I'm in the process of connecting up 2 of our offices. Both sites currently have a 10Mb leased line and a basic ADSL connection for backup. I will be using a Cisco 1812 at each site for the leased lines and a Cisco 877 for the ADSL lines. I will be using Cisco's tunnel interfaces in ipsec mode (rather than GRE mode). I appreciate I could use GRE multipoint interfaces to reduce some of the config, but I've decided ipsec interfaces will be better due to greater control over ospf routing as well as reduced ipsec config. I've attached a diagram of the proposed setup. In this design there will be 4 ipsec tunnels each with a /30 subnet. I will be running OSPF between the routers and will assign the relevant costs to the interfaces to get the desired routing.
Based on the attached diagram is this a sensible design?
Thank you for your comment. At Site B there is no layer 3 switch, hence the reason for using HSRP. I was really only interested in keepalives on the Tunnel interfaces at Site B for the purposes of tracking the interfaces using HSRP.
So based on your comment, if I replace the tunnel interface keepalives with a 'crypto isakmp keepalive 10', the tunnel interfaces will report as being down if the tunel is down? If this is not the case then I suppose I will need to setup object tracking for IP routing.
I forgot to mention in my original post, that the 2 routers will also provide general intternet connectivity for the 2 sites.
Hi, I forgot to mention that these routers will also provide general internet connectivity and not just site to site connectivity. I was aware of the 8Mbps limit on tunnel interfaces, which is more than sufficient for our environment.
On the issue of HSRP at site B, it's really only necessary for site B router, or its LAN interface, failure. Assuming the two site B routers OSPF peer, and they "know" the other router's routes, OSPF will reroute traffic from the primary gateway router to the secondary path. Certainly HSRP tracking can move the gateway to avoid an extra hop, but also assuming the Site B routers LAN interfaces have (much) more bandwidth than the WAN, the extra router hop (during primary path failure) shouldn't be too much of a concern.

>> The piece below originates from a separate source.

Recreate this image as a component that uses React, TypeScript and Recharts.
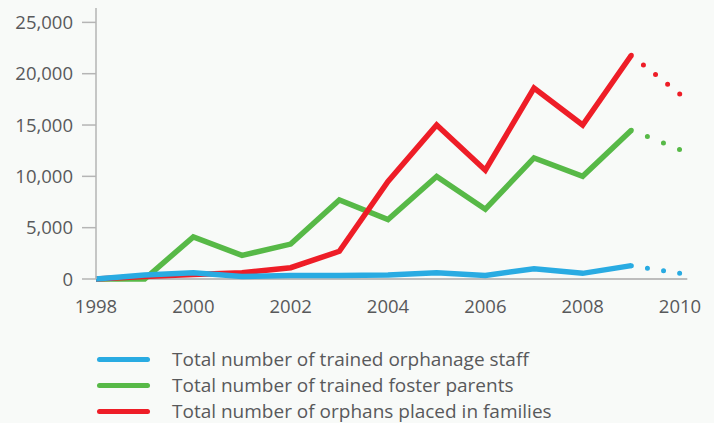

In a later post you mention these routers also support the Internet. In that case, you might want to consider making one the primary path for internal traffic and the other the primary path for Internet traffic. This allows you the option to manage internal path bandwidth since, excluding one path's failure, you'll have deterministic available bandwidth for internal usage.
For such a setup, you could continue to use HSRP at site B, and one type of traffic will normally get an extra hop, or if site B routers support it, use GLBP and half of traffic would get an extra hop. Also if device supported, best option might be mHSRP so that traffic would be redirected to best virtual gateway.
BTW, when working with your tunnels, highly recommend, if device supported, the mss adjust command. You'll also want to insure PMTUD is working correctly.